What I find remarkable is that the phrase “never again war” is sometimes used today to morally justify a usually pro-Russian and anti-Ukrainian position. There is no meaningful reflection on the Munich Agreement of 1938 and its pivotal role in paving the way for World War II. Otherwise, one would have to acknowledge that, in some ways, the Minsk II Agreement, negotiated by France and Germany in 2015 with Russia and Ukraine, serves the same function as the Munich Agreement, yet it has proved equally ineffective. In other words, there has been no genuine engagement with the war’s background, the war itself, or its end. Instead, the memory of these events has become a token that is invoked when it can be used to support pre-existing beliefs.

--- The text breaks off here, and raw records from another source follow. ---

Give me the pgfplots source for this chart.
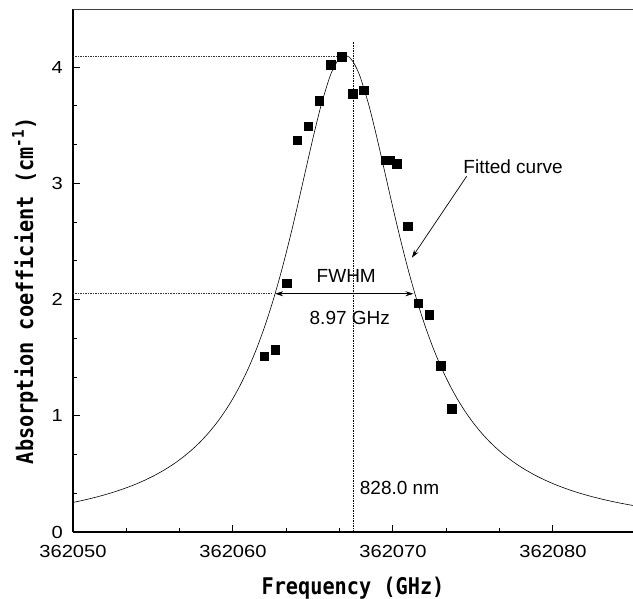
\documentclass[border=0pt]{standalone}
\usepackage{pgfplots}
\pgfplotsset{compat=1.18}
\usepackage{fontspec}
\setmainfont{Liberation Sans}
\newfontfamily\tickfont[FakeStretch=1.15]{Liberation Sans}
\newfontfamily\labfont[FakeStretch=0.88]{DejaVu Sans Mono}
\usetikzlibrary{calc,arrows.meta}

% x values are given as (frequency - 362000) GHz
\pgfplotstableread{
x y
61.95 1.51
62.63 1.57
63.36 2.14
64.02 3.37
64.70 3.49
65.39 3.71
66.10 4.02
66.80 4.09
67.49 3.77
68.17 3.80
69.52 3.20
69.83 3.20
70.24 3.17
70.93 2.63
71.59 1.97
72.28 1.87
72.98 1.43
73.66 1.06
}\measured

\pgfplotstableread{
x y
50 0.2541
50.5 0.2687
51 0.2846
51.5 0.3019
52 0.3208
52.5 0.3414
53 0.3640
53.5 0.3889
54 0.4162
54.5 0.4465
55 0.4801
55.5 0.5174
56 0.5589
56.5 0.6053
57 0.6575
57.5 0.7160
58 0.7822
58.5 0.8572
59 0.9423
59.5 1.0392
60 1.1498
60.5 1.2763
61 1.4211
61.5 1.5867
62 1.7756
62.5 1.9899
63 2.2309
63.5 2.4977
64 2.7867
64.5 3.0890
65 3.3899
65.5 3.6679
66 3.8960
66.25 3.9827
66.5 4.0470
66.75 4.0866
67 4.1000
67.25 4.0866
67.5 4.0470
67.75 3.9827
68 3.8960
68.5 3.6679
69 3.3899
69.5 3.0890
70 2.7867
70.5 2.4977
71 2.2309
71.5 1.9899
72 1.7756
72.5 1.5867
73 1.4211
73.5 1.2763
74 1.1498
74.5 1.0392
75 0.9423
75.5 0.8572
76 0.7822
76.5 0.7160
77 0.6575
77.5 0.6053
78 0.5589
78.5 0.5174
79 0.4801
79.5 0.4465
80 0.4162
80.5 0.3889
81 0.3640
81.5 0.3414
82 0.3208
82.5 0.3019
83 0.2846
83.5 0.2687
84 0.2541
84.5 0.2407
85 0.2282
}\fitted

\begin{document}
\begin{tikzpicture}
\begin{axis}[
  name=ax,
  at={(0,0)}, anchor=south west,
  scale only axis, width=560pt, height=523pt,
  xmin=50, xmax=85, ymin=0, ymax=4.5,
  axis x line*=bottom, axis y line*=left,
  axis line style={line width=1.2pt,-},
  xtick={50,60,70,80}, xticklabels={362050,362060,362070,362080},
  ytick={0,1,2,3,4}, yticklabels={0,1,2,3,4},
  minor x tick num=2, minor y tick num=2,
  tick align=inside,
  major tick length=7pt, minor tick length=4pt,
  tick style={line width=1pt, black},
  ticklabel style={font=\tickfont\fontsize{17.5}{20}\selectfont},
  xticklabel style={anchor=north, inner sep=0pt, yshift=-13pt},
  yticklabel style={anchor=east, inner sep=0pt, xshift=-10pt},
  xlabel={Frequency (GHz)},
  ylabel={Absorption coefficient (cm\textsuperscript{-1})},
  label style={font=\labfont\bfseries\fontsize{23}{26}\selectfont},
  xlabel style={at={(axis description cs:0.5,-0.107)}, anchor=center},
  ylabel style={at={(axis description cs:-0.0857,0.461)}, anchor=center},
  clip=false,
]
\draw[line width=0.8pt, black!75] (rel axis cs:0,1) -- (rel axis cs:1,1);
\addplot[black, line width=0.6pt, smooth, no markers] table[x=x,y=y] {\fitted};
\addplot[only marks, mark=square*, mark size=4.2pt, black] table[x=x,y=y] {\measured};
% guide lines
\draw[black!80, line width=0.7pt, dash pattern=on 1.5pt off 1pt] (axis cs:50,4.09) -- (axis cs:66.6,4.09);
\draw[black!80, line width=0.7pt, dash pattern=on 1.5pt off 1pt] (axis cs:50,2.05) -- (axis cs:62.5,2.05);
\draw[black, line width=0.8pt, dash pattern=on 1.5pt off 1pt] (axis cs:67.5,0) -- (axis cs:67.5,4.22);
\draw[black, line width=0.7pt, {Stealth[length=8pt,width=5pt]}-{Stealth[length=8pt,width=5pt]}] (axis cs:62.63,2.05) -- (axis cs:71.28,2.05);
\node[font=\fontsize{19}{22}\selectfont, anchor=center] at (axis cs:67.08,2.20) {FWHM};
\node[font=\fontsize{19}{22}\selectfont, anchor=center] at (axis cs:67.30,1.84) {8.97 GHz};
\node[font=\fontsize{19}{22}\selectfont, anchor=west, inner sep=0pt] at (axis cs:67.92,0.38) {828.0 nm};
\node[font=\fontsize{19}{22}\selectfont, anchor=west, inner sep=0pt] at (axis cs:74.39,3.14) {Fitted curve};
\draw[black, line width=0.7pt, -{Stealth[length=8pt,width=5pt]}] (axis cs:74.60,3.06) -- (axis cs:71.18,2.36);
\end{axis}
\pgfresetboundingbox
\path[use as bounding box] ($(ax.south west)+(-73pt,-67pt)$) rectangle ($(ax.south west)+(560pt,532pt)$);
\end{tikzpicture}
\end{document}
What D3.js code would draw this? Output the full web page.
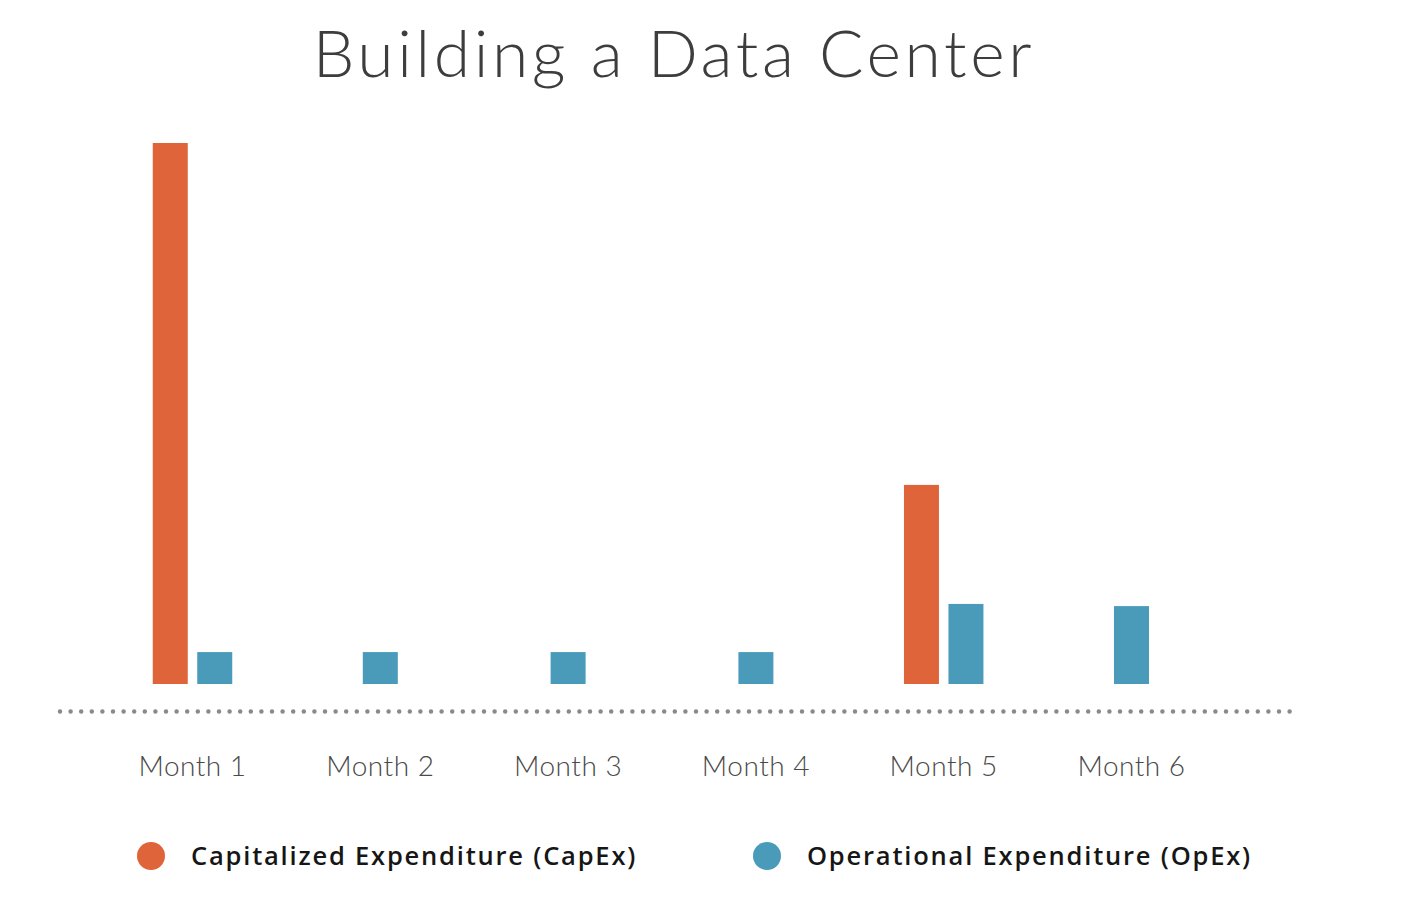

This is not especially surprising, because this is how both individual and collective memory often works.
How can a lively culture of remembrance help prevent future wars and promote peace?
We should not overestimate the role of remembrance because this would imply that Germany plays a leading geopolitical role, and this is not evident. The fact that conversations involving Europeans take place either in Paris or London rather than in Berlin has both practical and symbolic reasons. But it is also due to the continued reluctance of German politicians to take a clear and visible stance on international conflicts. And this is certainly also linked to Germany’s historical guilt over National Socialism.
An active culture of remembrance can be educationally and psychologically meaningful for individuals, since it may later foster a heightened sensitivity to a specific form of German responsibility and potentially prevent them from following certain antisemitic slogans. In this sense, it can contribute to the development of critical political judgment. Even more important, however, would be to understand the origins and decisions that led to World War II – because only in this way can we learn how to prevent conflicts in the future.